Unlocking the Secrets of Bacterial Transcription

Bacterial transcription serves as an assembly line for duplicating genetic directives from double-stranded DNA into RNA molecules. These RNA molecules are subsequently employed in the manufacturing of specific proteins required by the bacterium at that particular point in time.

Unlocking the Secrets of Bacterial Transcription
Cryo-EM structure of SigI6-RNAP-promoter complex. (A) The overall structure of the complex. Each of the subunits and DNA chains is colored differently. (B) The comparison of SigI and a canonical σ70 factor in -35 and -10 promoter recognition. Image Credit: Jie Li and Yingang Feng.

The supervisors of the assembly line in question are referred to as sigma factors. These sigma factors can be categorized into four distinct groups based on their structure and genetic makeup. However, one sigma factor, known as SigI, has long been considered an anomaly because it does not neatly fit into any of these four groups.

Recently, a team of researchers from the Qingdao Institute of Bioenergy and Bioprocess Technology (QIBEBT) at the Chinese Academy of Sciences (CAS) has shed new light on SigI's uniqueness.

Their study findings reveal that SigI is even more distinct than previously believed, to the extent that it necessitates the creation of an entirely new classification group. This discovery may have significant implications for the development of gene regulation tools.

The study was published in the journal Nature Communications on October 13th, 2023.

Image Credit: peterschreiber.media/Shutterstock.com

Image Credit: peterschreiber.media/Shutterstock.com

In bacterial transcription, sigma factors play a pivotal role in recognizing specific promoters, which are regions of genetic information located at the beginning of a DNA sequence necessary for generating a particular transcript. What makes this discovery even more intriguing is that different SigIs within the same bacterium can bind to different promoters to achieve precise recognition.

Despite being the subject of study for over two decades since their initial discovery, the molecular mechanism behind the specific promoter recognition by SigI during the transcription process had remained elusive.

The existence of multiple SigIs and their role regulating the expression of a super multienzyme complex, called cellulosome, in some bacteria for efficient degradation of plant biomass raised further questions about the mechanism of specificity between different SigIs.”

Yingang Feng, Study Co-Corresponding Author and Professor, Qingdao Institute of Bioenergy and Bioprocess Technology, Chinese Academy of Sciences

The researchers undertook the reconstruction of two transcription open complexes, one involving SigI1 and the other with SigI6.

They achieved this by using RNA polymerase extracted from the bacterium C. thermocellum, along with SigI factors obtained from E. coli and artificially synthesized promoters. Subsequently, they employed cryo-electron microscopy to unveil the structures of these complexes and conducted experimental analyses to assess their functionality.

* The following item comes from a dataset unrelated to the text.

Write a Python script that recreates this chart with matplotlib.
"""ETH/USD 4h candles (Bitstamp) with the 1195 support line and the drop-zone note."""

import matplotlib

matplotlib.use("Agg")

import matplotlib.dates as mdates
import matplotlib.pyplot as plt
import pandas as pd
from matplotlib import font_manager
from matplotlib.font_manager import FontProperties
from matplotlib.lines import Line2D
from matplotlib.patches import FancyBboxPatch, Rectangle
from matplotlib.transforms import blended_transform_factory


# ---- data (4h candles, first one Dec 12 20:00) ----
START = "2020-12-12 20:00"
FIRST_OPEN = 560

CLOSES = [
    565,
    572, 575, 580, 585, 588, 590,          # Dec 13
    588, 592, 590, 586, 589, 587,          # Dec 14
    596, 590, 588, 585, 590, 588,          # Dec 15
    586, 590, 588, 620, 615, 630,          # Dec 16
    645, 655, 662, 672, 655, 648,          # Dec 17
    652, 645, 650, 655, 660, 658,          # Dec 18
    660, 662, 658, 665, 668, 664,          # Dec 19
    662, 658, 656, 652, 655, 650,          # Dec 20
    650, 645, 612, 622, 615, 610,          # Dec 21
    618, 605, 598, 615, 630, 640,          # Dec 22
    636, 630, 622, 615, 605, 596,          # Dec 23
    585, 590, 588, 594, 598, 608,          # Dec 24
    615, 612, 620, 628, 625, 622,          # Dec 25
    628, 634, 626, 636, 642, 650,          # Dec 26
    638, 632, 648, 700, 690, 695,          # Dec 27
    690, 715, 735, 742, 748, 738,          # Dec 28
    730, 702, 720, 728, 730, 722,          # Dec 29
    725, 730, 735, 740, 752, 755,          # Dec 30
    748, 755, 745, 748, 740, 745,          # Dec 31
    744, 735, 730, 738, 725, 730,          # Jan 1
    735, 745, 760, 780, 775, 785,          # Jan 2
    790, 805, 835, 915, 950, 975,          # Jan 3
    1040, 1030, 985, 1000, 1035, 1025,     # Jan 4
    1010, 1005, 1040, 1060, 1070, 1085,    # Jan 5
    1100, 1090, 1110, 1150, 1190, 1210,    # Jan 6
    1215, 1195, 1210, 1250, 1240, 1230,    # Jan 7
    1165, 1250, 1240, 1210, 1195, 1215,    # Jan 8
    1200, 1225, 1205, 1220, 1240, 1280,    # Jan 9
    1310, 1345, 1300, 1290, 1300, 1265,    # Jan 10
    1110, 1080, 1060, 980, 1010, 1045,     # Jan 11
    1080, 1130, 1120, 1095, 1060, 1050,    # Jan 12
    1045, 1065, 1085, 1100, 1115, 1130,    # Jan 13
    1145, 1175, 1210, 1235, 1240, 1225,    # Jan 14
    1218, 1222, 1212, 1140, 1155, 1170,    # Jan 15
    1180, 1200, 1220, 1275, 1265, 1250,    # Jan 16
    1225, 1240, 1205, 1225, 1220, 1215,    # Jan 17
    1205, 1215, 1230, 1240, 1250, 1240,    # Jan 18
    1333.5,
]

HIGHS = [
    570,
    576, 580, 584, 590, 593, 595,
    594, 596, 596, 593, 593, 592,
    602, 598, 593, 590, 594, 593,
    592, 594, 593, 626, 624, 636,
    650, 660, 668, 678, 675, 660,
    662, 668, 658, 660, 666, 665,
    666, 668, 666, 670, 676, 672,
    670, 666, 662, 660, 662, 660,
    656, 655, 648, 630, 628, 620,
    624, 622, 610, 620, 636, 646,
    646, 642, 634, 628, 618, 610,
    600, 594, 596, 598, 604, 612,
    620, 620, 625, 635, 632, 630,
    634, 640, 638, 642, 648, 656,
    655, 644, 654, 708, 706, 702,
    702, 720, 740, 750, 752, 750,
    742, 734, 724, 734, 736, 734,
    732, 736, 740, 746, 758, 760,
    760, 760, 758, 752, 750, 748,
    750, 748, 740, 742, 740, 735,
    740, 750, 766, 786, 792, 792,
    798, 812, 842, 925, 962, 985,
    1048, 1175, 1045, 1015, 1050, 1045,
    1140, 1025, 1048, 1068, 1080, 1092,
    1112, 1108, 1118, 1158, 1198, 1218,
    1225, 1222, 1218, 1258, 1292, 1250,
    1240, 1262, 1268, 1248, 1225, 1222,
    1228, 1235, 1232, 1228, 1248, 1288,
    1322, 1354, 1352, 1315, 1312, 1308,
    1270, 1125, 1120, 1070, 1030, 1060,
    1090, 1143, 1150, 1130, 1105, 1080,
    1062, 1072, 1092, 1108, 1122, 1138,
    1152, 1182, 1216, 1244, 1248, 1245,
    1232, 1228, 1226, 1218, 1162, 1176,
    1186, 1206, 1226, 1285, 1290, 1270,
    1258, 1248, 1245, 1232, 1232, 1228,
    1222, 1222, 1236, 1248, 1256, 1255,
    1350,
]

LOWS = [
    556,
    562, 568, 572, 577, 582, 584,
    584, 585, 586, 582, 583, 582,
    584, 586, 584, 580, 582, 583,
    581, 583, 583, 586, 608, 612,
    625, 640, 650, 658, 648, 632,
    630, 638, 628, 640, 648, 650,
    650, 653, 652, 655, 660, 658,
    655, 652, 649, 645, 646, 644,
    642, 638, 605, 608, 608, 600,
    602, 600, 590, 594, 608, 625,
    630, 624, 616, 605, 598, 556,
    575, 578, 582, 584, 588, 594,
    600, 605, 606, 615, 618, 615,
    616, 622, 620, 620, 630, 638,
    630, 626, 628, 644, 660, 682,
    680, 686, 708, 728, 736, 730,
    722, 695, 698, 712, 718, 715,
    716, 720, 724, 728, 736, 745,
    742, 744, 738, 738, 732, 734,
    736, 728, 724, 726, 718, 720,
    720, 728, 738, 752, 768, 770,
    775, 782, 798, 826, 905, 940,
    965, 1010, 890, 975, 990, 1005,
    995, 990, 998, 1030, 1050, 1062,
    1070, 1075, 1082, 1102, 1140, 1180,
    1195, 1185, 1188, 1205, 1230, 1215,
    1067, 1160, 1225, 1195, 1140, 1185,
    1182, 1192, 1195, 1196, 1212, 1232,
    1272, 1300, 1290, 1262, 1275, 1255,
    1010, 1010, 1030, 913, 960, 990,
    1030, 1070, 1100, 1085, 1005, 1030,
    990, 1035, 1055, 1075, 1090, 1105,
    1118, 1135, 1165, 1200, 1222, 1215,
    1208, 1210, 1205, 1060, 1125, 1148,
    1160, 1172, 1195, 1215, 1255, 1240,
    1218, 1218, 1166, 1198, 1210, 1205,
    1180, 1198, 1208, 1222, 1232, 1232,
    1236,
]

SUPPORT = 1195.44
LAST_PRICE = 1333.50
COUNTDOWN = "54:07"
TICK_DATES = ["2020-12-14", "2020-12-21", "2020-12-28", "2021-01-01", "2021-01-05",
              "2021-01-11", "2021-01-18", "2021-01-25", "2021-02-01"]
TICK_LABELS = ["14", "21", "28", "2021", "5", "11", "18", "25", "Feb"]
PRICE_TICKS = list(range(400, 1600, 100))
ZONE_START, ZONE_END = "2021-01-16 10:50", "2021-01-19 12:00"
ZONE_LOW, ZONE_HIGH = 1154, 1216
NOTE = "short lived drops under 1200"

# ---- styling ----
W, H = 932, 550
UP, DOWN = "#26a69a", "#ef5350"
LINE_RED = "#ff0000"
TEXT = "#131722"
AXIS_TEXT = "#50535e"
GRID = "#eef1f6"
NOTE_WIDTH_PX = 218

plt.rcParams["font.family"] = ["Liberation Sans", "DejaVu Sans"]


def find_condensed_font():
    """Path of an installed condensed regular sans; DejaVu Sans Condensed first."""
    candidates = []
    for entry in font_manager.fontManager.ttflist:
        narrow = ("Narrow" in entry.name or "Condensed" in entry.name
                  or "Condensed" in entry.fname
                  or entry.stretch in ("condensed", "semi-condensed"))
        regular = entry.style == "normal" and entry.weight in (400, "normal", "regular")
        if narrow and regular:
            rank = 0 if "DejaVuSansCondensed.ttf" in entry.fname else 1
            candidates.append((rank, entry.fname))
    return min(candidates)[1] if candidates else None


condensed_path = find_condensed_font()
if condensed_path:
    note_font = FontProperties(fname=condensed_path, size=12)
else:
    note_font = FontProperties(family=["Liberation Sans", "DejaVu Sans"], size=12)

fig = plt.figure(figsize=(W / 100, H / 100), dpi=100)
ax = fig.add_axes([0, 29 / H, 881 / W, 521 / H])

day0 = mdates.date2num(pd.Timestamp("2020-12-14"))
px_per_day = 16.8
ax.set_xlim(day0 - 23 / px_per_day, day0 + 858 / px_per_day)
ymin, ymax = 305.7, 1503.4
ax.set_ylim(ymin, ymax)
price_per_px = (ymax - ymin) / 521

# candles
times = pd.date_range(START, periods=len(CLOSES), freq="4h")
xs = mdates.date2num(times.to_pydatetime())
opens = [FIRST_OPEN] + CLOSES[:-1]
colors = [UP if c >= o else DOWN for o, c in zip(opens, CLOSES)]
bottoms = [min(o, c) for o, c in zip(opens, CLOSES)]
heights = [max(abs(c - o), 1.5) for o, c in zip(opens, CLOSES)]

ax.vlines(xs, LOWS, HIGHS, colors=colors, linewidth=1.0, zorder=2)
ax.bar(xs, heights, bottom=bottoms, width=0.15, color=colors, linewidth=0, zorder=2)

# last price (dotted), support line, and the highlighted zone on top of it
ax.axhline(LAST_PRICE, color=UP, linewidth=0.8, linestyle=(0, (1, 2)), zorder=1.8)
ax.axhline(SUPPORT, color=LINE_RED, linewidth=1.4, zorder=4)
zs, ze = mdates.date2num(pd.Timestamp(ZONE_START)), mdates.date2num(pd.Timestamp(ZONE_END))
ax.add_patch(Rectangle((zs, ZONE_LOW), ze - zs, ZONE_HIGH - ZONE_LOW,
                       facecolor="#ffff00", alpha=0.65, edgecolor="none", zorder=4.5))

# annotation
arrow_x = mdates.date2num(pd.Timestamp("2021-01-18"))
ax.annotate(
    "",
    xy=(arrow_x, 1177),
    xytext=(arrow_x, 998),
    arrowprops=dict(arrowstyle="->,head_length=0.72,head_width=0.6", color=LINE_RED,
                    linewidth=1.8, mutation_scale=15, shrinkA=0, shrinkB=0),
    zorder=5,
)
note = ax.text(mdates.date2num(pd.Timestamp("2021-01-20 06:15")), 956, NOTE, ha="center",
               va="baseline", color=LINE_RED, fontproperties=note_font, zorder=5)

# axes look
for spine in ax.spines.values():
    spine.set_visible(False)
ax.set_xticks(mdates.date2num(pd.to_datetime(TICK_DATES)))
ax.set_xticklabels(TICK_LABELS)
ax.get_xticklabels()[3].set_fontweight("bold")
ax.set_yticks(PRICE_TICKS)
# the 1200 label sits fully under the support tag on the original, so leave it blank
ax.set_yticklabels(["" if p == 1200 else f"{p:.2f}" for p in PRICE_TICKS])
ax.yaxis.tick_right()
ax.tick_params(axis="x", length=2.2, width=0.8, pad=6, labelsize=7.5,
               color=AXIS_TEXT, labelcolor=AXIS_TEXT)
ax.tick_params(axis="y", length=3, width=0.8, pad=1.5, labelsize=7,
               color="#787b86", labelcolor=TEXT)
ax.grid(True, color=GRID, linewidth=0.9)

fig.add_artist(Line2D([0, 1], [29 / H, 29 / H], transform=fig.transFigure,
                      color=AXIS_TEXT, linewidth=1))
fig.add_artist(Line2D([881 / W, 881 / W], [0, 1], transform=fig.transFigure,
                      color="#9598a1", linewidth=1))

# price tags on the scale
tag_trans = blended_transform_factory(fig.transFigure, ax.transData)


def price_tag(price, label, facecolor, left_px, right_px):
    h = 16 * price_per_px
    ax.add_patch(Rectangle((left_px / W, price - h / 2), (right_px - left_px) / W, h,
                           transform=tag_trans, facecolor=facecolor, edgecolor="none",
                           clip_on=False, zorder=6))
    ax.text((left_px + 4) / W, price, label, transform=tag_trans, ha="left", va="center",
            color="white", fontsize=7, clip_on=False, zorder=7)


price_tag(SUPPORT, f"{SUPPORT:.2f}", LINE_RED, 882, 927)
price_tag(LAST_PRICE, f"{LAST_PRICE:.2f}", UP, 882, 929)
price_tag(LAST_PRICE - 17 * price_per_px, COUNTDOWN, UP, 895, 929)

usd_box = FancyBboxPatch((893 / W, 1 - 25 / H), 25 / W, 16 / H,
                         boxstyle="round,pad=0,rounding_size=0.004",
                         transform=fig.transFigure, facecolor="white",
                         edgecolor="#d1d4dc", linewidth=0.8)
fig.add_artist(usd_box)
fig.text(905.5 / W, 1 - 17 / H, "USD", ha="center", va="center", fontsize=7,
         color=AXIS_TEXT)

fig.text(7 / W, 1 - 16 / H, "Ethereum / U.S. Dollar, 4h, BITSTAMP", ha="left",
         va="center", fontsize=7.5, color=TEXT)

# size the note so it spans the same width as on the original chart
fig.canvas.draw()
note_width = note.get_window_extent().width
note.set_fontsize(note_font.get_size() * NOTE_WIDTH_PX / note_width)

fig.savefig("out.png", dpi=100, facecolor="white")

Through a comprehensive examination of both structural and functional aspects, the researchers successfully addressed two significant issues: the classification of SigI factors and the specificity of their functions.

They discovered that SigI factors originating from cellulose-producing bacteria possess a previously unknown recognition mechanism for bacterial transcriptional promoters, establishing a distinct category of sigma factors in bacterial transcription.

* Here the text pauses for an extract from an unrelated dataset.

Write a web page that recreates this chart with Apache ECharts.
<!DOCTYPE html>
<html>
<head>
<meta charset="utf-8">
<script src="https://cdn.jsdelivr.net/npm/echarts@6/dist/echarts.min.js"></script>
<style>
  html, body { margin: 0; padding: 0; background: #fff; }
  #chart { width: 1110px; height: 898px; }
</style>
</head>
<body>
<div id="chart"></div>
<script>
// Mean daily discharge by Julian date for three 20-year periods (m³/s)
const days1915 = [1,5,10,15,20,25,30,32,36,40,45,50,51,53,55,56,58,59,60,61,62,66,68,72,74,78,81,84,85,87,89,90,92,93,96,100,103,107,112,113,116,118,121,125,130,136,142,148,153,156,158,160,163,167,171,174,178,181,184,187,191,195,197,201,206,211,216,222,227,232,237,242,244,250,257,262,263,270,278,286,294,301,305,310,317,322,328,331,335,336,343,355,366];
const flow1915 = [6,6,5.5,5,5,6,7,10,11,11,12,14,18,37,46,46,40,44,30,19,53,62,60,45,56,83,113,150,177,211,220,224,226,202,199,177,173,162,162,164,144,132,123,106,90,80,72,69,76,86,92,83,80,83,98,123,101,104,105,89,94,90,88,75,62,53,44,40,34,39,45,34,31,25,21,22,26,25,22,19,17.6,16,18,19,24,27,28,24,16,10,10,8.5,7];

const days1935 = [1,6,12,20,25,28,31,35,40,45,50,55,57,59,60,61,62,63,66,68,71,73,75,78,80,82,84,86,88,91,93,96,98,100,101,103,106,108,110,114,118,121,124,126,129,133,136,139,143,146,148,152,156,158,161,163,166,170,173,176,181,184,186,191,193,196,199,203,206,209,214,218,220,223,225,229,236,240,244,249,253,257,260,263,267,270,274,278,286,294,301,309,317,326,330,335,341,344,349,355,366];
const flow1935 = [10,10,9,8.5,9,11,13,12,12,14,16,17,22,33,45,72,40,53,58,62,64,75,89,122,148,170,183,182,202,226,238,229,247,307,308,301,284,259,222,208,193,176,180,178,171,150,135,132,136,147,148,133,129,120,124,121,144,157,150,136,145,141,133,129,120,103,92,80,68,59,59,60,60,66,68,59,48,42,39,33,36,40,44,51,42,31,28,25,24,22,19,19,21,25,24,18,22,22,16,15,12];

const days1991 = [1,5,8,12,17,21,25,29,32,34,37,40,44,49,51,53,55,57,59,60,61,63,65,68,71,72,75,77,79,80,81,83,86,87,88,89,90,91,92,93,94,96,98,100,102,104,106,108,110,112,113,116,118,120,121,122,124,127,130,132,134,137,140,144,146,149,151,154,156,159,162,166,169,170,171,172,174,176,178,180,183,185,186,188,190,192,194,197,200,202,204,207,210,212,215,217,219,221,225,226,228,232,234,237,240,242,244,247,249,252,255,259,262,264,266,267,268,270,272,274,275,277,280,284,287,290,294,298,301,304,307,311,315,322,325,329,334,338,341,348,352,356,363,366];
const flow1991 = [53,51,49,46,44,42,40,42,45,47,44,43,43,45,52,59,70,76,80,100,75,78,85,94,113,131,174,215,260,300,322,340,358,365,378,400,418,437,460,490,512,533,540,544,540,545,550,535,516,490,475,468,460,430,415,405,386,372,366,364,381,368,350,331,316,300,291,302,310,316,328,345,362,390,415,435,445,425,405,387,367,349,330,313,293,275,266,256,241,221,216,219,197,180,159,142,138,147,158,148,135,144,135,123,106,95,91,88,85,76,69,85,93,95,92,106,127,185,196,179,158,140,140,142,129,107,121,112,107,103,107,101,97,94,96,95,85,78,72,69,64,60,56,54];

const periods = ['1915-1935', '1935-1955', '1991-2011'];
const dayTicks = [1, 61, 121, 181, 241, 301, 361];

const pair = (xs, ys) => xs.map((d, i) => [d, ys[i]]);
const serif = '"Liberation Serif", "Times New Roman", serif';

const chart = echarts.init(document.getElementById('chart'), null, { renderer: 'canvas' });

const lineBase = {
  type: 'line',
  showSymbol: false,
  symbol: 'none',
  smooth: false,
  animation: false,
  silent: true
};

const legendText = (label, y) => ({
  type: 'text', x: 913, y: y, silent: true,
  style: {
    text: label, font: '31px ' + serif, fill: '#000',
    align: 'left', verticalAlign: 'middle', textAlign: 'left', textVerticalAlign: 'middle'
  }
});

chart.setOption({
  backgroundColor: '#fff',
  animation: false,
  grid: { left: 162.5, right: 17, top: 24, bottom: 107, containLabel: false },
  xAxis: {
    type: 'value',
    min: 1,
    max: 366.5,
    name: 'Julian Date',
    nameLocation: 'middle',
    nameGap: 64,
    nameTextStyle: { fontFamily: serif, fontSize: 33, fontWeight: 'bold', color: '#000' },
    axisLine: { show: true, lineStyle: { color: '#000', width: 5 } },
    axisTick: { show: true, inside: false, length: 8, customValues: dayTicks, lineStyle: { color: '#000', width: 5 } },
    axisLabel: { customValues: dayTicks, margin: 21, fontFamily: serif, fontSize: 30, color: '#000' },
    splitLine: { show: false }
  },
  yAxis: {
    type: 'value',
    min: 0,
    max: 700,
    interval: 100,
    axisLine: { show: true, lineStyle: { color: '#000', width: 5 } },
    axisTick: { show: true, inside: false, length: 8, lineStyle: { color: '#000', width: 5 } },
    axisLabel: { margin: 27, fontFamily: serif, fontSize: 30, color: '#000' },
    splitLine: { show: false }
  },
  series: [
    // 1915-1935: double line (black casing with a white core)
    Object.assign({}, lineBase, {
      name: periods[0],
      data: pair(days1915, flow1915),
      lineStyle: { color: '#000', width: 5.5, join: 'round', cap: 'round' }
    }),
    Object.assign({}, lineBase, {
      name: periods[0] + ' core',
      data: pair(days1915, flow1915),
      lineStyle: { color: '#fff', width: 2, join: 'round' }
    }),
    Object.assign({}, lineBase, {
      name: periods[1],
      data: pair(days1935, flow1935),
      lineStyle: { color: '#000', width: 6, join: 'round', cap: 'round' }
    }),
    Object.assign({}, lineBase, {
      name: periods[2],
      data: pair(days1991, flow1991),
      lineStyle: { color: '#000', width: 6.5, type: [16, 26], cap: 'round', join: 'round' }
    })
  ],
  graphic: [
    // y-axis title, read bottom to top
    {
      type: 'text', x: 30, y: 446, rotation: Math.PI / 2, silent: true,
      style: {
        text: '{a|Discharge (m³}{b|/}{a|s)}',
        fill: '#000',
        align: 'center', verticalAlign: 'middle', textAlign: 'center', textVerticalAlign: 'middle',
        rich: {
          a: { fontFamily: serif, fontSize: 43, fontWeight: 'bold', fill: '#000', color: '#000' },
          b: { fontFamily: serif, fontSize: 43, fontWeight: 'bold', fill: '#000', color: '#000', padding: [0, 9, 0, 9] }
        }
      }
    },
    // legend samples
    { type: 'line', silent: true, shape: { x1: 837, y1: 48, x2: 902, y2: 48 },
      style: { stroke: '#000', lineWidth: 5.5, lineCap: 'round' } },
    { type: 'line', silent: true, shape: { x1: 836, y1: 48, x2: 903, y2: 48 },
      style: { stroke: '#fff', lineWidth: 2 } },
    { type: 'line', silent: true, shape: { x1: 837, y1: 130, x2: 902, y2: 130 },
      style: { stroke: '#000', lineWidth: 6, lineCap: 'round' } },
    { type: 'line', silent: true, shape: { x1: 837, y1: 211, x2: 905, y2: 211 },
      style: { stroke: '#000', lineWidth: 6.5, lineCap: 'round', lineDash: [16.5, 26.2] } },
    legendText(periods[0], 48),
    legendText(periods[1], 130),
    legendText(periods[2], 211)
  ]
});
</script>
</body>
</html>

These structural revelations unveiled two distinctive features of SigI, one of which is absent in other well-known sigma factors. These features enable SigI to adopt a unique recognition mode for promoters containing the -35 element.

SigI promoter recognition of the -35 element differs completely from that of other sigma factors in this family. The structures also showed that SigIs can recognize another promoter region known as -10 element using different features from the ones used by other sigma factors.”

Yingang Feng, Study Co-Corresponding Author and Professor, Qingdao Institute of Bioenergy and Bioprocess Technology, Chinese Academy of Sciences

The research team intends to further explore the role of SigI factors in the regulation of cellulosomes in C. thermocellum.

Although we have gained some knowledge of the SigI system in transcriptional regulation of cellulosome, the understanding of cellulosome regulation is still far from complete. C. thermocellum contains about 80 cellulosomal components, but only a small fraction of them were confirmed to be regulated under the control of the SigI system.

Yingang Feng, Study Co-Corresponding Author and Professor, Qingdao Institute of Bioenergy and Bioprocess Technology, Chinese Academy of Sciences

Feng added, “Ultimately, our goal is to elucidate the molecular mechanisms governing the regulation of cellulosomes. With this knowledge, we hope to engineer cellulosome-producing bacteria to achieve a better cell factory for applications in bioenergy, synthetic biology and biotechnology.”

Source:
Journal reference:

Li, J., et al. (2023) Structure of the transcription open complex of distinct σI factors. Nature Communications. doi.org/10.1038/s41467-023-41796-4.